Lime Wire to Sell DRM-Free MP3s

Lime Wire to Sell DRM-Free MP3s

Well-known (some would say “infamous”) peer-to-peer networking service Lime Wire has announced it plans to open a legitimate digital music store, where it will offer music for sale in DRM-free, 256 Kbps format. The store will function as a Web site separate from Lime Wire’s P2P client software—although the client will include links to the Lime Wire store, and eventually enabling users to directly browse and purchase music from the store. Lime Wire plans to offer a la carte sales and monthly all-you-can-eat subscription plans.

One problem: exactly whose music will Lime Wire offer for sale? The music industry generally regards Lime Wire’s peer-to-peer technology as a major contributor to online music piracy; in fact, major record labels filed suit against Lime Wire a year ago in the wake of successful litigation against P2P service Kazaa.

Lime Wire says its first partners in its music store are IRIS Distribution and Nettwerk Productions: although neither are one of the “big four” music distributors, they do manage distribution for a number of independent labels and artists, including some well-known artists like the Barenaked Ladies, Avril Lavigne, and Paul Van Dyk.

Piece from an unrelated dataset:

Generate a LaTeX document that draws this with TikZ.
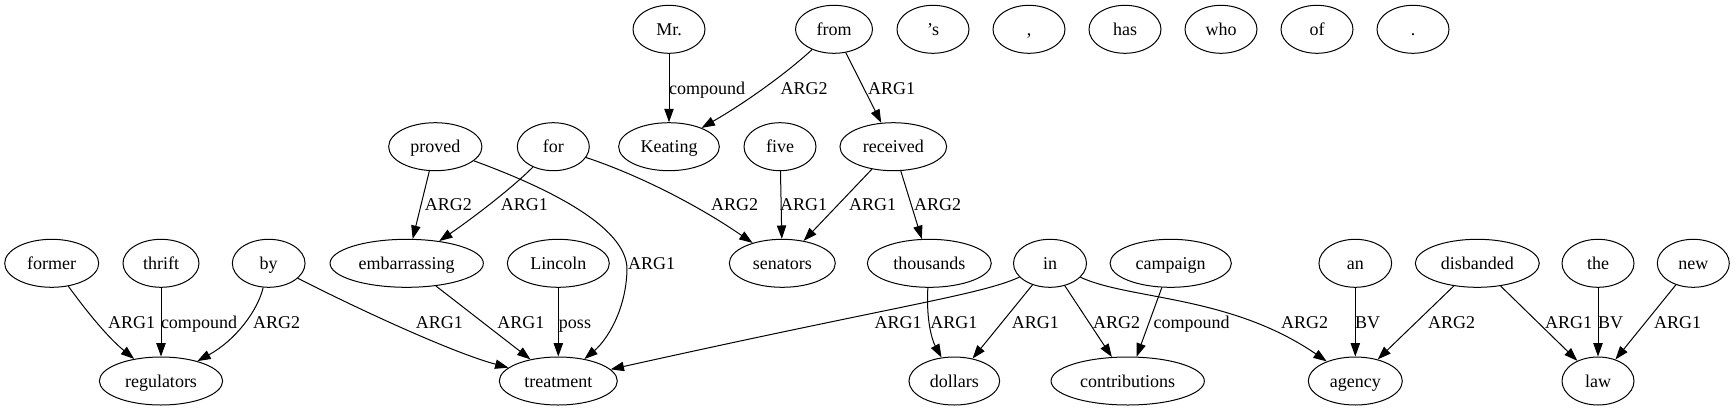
\documentclass[tikz,border=0pt]{standalone}
\usepackage{fontspec}
\setmainfont{Liberation Serif}
\usetikzlibrary{shapes.geometric,arrows.meta}
\begin{document}
\begin{tikzpicture}[x=0.75pt,y=-0.75pt,
  nd/.style={ellipse,draw,line width=0.75pt,minimum width={#1*0.75pt},minimum height=36pt,inner sep=0pt,
    font=\fontsize{13.5}{16}\selectfont,text height=9pt,text depth=0pt},
  nd/.default=72,
  ed/.style={line width=0.75pt,-{Triangle[length=10pt,width=7pt]}},
  lb/.style={font=\fontsize{13.5}{16}\selectfont,inner sep=0pt,anchor=center,text height=9pt,text depth=0pt}]
\useasboundingbox (0,0) rectangle (1736,411);
% top row
\node[nd] (nmr) at (669,29.3) {Mr.};
\node[nd=77] (nfrom) at (834,29.3) {from};
\node[nd] (ns) at (933,29.3) {’s};
\node[nd] (ncomma) at (1029,29.3) {,};
\node[nd] (nhas) at (1125,29.3) {has};
\node[nd] (nwho) at (1221,29.3) {who};
\node[nd] (nof) at (1317,29.3) {of};
\node[nd] (nperiod) at (1413,29.3) {.};
% second row
\node[nd=93.3] (nproved) at (435.3,146.7) {proved};
\node[nd] (nfor) at (553.3,146.7) {for};
\node[nd=100.7] (nkeating) at (669,146.7) {Keating};
\node[nd] (nfive) at (780,146.7) {five};
\node[nd=106.7] (nreceived) at (893.3,146.7) {received};
% third row
\node[nd=94] (nformer) at (51.7,263.3) {former};
\node[nd=76] (nthrift) at (161,263.3) {thrift};
\node[nd=72.7] (nby) at (268.7,263.3) {by};
\node[nd=153.3] (nembarrassing) at (406.7,263.3) {embarrassing};
\node[nd=102] (nlincoln) at (558.3,263.3) {Lincoln};
\node[nd=106] (nsenators) at (782.3,263.3) {senators};
\node[nd=124] (nthousands) at (929.3,263.3) {thousands};
\node[nd=73] (nin) at (1050,263.3) {in};
\node[nd=121.3] (ncampaign) at (1170.7,263.3) {campaign};
\node[nd=72.7] (nan) at (1355.3,263.3) {an};
\node[nd=124] (ndisbanded) at (1477.3,263.3) {disbanded};
\node[nd] (nthe) at (1598,263.3) {the};
\node[nd] (nnew) at (1693.3,263.3) {new};
% bottom row
\node[nd=123.3] (nregulators) at (161,381) {regulators};
\node[nd=118] (ntreatment) at (558.3,381) {treatment};
\node[nd=90.7] (ndollars) at (954.3,381) {dollars};
\node[nd=153.3] (ncontributions) at (1127.7,381) {contributions};
\node[nd=94] (nagency) at (1355.3,381) {agency};
\node[nd] (nlaw) at (1598,381) {law};
% edges
\draw[ed] (nformer) .. controls (82,305) and (105,335) .. (nregulators);
\draw[ed] (nthrift) -- (nregulators);
\draw[ed] (nby) .. controls (258,310) and (236,340) .. (nregulators);
\draw[ed] (nby) .. controls (350,305) and (450,352) .. (ntreatment);
\draw[ed] (nembarrassing) -- (ntreatment);
\draw[ed] (nlincoln) -- (ntreatment);
\draw[ed] (nproved) .. controls (540,185) and (628,225) .. (627,270) .. controls (626,310) and (607,340) .. (ntreatment);
\draw[ed] (nproved) -- (nembarrassing);
\draw[ed] (nfor) .. controls (510,190) and (470,220) .. (nembarrassing);
\draw[ed] (nfor) .. controls (630,172) and (690,200) .. (nsenators);
\draw[ed] (nmr) -- (nkeating);
\draw[ed] (nfrom) .. controls (790,70) and (750,100) .. (nkeating);
\draw[ed] (nfrom) -- (nreceived);
\draw[ed] (nfive) -- (nsenators);
\draw[ed] (nreceived) -- (nsenators);
\draw[ed] (nreceived) -- (nthousands);
\draw[ed] (nthousands) .. controls (926,320) and (932,340) .. (ndollars);
\draw[ed] (nin) .. controls (980,295) and (900,305) .. (ntreatment);
\draw[ed] (nin) -- (ndollars);
\draw[ed] (nin) -- (ncontributions);
\draw[ed] (ncampaign) -- (ncontributions);
\draw[ed] (nin) .. controls (1130,300) and (1230,295) .. (nagency);
\draw[ed] (nan) -- (nagency);
\draw[ed] (ndisbanded) -- (nagency);
\draw[ed] (ndisbanded) -- (nlaw);
\draw[ed] (nthe) -- (nlaw);
\draw[ed] (nnew) -- (nlaw);
% labels
\node[lb] (l1) at (131.7,322.7) {ARG1};
\node[lb] (l2) at (199,322.7) {compound};
\node[lb] (l3) at (276.7,322.7) {ARG2};
\node[lb] (l4) at (439.3,322.7) {ARG1};
\node[lb] (l5) at (520.8,322.7) {ARG1};
\node[lb] (l6) at (575,322.7) {poss};
\node[lb] (l7) at (651.5,263.3) {ARG1};
\node[lb] (l8) at (448.3,204) {ARG2};
\node[lb] (l9) at (524.3,204) {ARG1};
\node[lb] (l10) at (734.5,204) {ARG2};
\node[lb] (l11) at (707,88) {compound};
\node[lb] (l12) at (804.2,88) {ARG2};
\node[lb] (l13) at (891.5,88) {ARG1};
\node[lb] (l14) at (803.5,204) {ARG1};
\node[lb] (l15) at (872.5,204) {ARG1};
\node[lb] (l16) at (937.5,204) {ARG2};
\node[lb] (l17) at (953.8,322.7) {ARG1};
\node[lb] (l18) at (898,322.7) {ARG1};
\node[lb] (l19) at (1035.4,322.7) {ARG1};
\node[lb] (l20) at (1116.7,322.7) {ARG2};
\node[lb] (l21) at (1191.7,322.7) {compound};
\node[lb] (l22) at (1304.5,322.7) {ARG2};
\node[lb] (l23) at (1367.7,322.7) {BV};
\node[lb] (l24) at (1451.7,322.7) {ARG2};
\node[lb] (l25) at (1568.5,322.7) {ARG1};
\node[lb] (l26) at (1610.7,322.7) {BV};
\node[lb] (l27) at (1677.7,322.7) {ARG1};
\end{tikzpicture}
\end{document}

Now that EMI and Universal have programs offering DRM-free, MP3 version of music from their catalogs, it’s not inconceivable that Lime Wire could strike up a partnership with one of those major labels, or a third-party distributor like MusicNet (which already has a deal with EMI to distribute DRM-free music to services like Yahoo Music and Urge).

Lime Wire has not announced any pricing plans for its service or indicated any timeframe for launching commercial music sales.

A big question is whether Lime Wire’s efforts to offer legitimate music sales will prove to be a successful business strategy. Offering legit music sales within an application which (let us be honest) gives its users access to a wide library of copyright-infringing—but free!—music doesn’t seem to be a recipe for success, unless the notion that users will opt for easily-accessible legal music options is a lot more powerful than one might imagine. Former P2P badboy Napster has yet to find commercial success despite converting to a legitimate service years ago, and there doesn’t seem to be a lack of online music stores on the Internet right now—even ones offering DRM-free music. Does one more online music store have a chance to succeed?